Under new legislation from the European Copyright Directive, the right to parody copyrighted works is now permitted, so long as it is fair and does not compete with the original version. However, this legal modification could adversely affect the brand image and reputation of many businesses and individuals in the EU and consequently impact their brand value.
Whilst parodists often feel their work is humorous, its tone and content can severely damage a brand. The challenge caused by the right to parody is the degree of subjectivity in distinguishing what is light-hearted fun and what can be considered a witch-hunt to damage a brand or reputation. A company’s brand image can easily be tarnished by an effectively executed parody; proliferating negative publicity and in turn negatively affecting consumer perception of the brand, product, service or even a celebrity’s reputation.
Not all parody is intended to be malicious, and therefore the changes in EU copyright law will no doubt prevent costly lawsuits being brought against YouTube contributors and bloggers who use parody to produce entertaining content for their followers. Popular parody creators Cassetteboy stated “Although it will be legal for us to make these mashups, the rights holders still won’t be pleased… Even though it’s legal, it’s still going to annoy a lot of powerful people”. This establishes that some artists are intentionally creating parodies to cause controversy, which may result in reputational loss for the targeted brands.
Prior to the changes in legislation, the likes of Cassetteboy and other parody artists constantly feared being sued for copyright infringement. Whilst few were actually taken to court, perhaps due to the fact that they had not monetised their work, many were served with takedown requests, including Cassetteboy vs. Nigella and the Welsh parody version of a Jay-Z and Alicia Keys song, named Newport State of Mind. This legalisation has been seen as a victory for freedom of speech.
Cassetteboy was seen to almost celebrate the new law by releasing a controversial video called “Cameron’s Conference Rap” to coincide with the Prime Minister’s party conference speech. The mash-up shows five years of conference speeches from David Cameron and mocks the heritage values of the Conservative Party, making outlandish statements such as “I am disgusted by the poor.” Within a week, the video had accumulated 3.5 million views with Cameron’s real speech only receiving 44,000 hits, highlighting the reach and popularity that parodies can have.

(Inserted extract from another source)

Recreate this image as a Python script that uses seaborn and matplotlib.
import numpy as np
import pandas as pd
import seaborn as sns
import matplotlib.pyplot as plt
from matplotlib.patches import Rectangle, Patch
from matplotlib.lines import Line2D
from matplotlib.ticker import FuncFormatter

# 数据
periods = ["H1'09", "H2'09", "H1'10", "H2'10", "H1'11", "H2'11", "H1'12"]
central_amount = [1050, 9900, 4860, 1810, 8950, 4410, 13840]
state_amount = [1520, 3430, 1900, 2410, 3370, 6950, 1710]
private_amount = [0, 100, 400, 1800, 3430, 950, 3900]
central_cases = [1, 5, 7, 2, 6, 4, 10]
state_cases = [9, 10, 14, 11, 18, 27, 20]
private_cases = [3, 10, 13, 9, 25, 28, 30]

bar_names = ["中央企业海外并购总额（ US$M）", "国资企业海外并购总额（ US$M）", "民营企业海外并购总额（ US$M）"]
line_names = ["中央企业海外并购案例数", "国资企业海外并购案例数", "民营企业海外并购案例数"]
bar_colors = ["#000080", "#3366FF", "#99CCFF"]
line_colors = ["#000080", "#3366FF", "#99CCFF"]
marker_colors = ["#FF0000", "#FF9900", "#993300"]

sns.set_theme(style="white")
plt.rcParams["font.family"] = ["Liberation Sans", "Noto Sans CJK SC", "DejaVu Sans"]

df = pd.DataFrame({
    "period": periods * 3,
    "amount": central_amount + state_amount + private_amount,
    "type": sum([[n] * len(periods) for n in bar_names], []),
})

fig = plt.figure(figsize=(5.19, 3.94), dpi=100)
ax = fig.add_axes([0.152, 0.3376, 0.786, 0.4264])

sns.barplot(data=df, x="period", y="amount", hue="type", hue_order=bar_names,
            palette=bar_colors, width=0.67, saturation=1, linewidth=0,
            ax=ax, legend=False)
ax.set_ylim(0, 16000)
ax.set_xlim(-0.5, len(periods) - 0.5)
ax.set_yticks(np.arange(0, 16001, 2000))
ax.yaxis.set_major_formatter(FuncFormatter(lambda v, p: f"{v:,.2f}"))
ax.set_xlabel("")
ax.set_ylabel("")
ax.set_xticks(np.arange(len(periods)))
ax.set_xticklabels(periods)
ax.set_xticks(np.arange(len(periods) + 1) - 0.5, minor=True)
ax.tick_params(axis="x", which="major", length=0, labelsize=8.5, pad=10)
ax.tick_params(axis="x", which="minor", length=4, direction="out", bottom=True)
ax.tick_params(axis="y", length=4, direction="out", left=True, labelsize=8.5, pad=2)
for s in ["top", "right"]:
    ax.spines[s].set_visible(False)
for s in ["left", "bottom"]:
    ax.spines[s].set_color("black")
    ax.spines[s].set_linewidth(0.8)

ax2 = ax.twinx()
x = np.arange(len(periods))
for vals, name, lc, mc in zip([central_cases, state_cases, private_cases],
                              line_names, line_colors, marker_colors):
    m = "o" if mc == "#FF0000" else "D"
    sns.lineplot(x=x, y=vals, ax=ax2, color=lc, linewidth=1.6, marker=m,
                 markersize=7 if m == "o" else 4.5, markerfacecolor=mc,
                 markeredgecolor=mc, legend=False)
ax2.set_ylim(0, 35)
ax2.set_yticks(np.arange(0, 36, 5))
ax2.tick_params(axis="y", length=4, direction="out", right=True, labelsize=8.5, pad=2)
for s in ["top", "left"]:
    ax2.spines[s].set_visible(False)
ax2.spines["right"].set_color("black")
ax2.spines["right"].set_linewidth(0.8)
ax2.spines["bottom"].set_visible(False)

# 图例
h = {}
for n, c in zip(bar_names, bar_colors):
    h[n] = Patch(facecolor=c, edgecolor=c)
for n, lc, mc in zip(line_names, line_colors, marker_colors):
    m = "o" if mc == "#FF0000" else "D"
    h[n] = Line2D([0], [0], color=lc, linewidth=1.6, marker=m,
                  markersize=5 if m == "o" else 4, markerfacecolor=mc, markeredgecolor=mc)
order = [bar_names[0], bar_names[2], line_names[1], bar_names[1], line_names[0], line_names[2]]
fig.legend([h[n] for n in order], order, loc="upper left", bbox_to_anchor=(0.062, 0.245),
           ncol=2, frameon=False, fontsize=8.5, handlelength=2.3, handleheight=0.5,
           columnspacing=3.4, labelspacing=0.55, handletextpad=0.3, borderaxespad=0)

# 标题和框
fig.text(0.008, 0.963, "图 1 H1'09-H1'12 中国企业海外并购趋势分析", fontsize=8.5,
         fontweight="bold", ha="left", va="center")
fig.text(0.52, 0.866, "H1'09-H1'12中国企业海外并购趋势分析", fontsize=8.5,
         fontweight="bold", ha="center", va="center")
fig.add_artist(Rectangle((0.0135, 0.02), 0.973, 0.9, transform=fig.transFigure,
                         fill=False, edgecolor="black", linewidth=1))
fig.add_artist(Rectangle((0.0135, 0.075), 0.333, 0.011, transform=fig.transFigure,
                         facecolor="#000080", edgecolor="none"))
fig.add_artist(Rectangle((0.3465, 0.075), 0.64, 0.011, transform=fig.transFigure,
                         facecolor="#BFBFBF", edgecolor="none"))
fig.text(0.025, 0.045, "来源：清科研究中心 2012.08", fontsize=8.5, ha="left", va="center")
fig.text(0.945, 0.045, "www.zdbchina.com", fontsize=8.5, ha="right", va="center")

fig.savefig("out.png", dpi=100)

Although there has been no formal response from David Cameron, it is clear that parodies commenting on politics, such as this, are bound to impact the reputation of the Prime Minister, even though the piece is intended to be purely satirical.
Organisations have also been able to exploit the new parody copyright laws for their own causes. Rather than focusing on producing humorous parodies, animal rights group PETA have targeted Fortnum & Mason in an attempt to encourage people to boycott the shop for selling foie gras. By producing an altered Fortnum and Mason’s website under the URL force fed and murdered, the animal rights activists hope to highlight the cruelty involved in producing foie gras. Mimi Bekhechi, a PETA director, said: “Fortnum & Mason’s image has already been tarnished by its sale of foie gras, which is so cruel that its production is banned in Britain, and now we are bringing further attention to this by using another British value: ridicule.” The technique has effectively been used by PETA US, where the parody is covered under the Fair Use Act.
Parody can be seen as a form of art, and just as art is subjective, so too is the legality of these newly emerging parody sketches. Whilst many believe their use of copyrighted material is now protected, what must be highlighted is that parody is only a legitimate defence if deemed funny enough and non-discriminatory.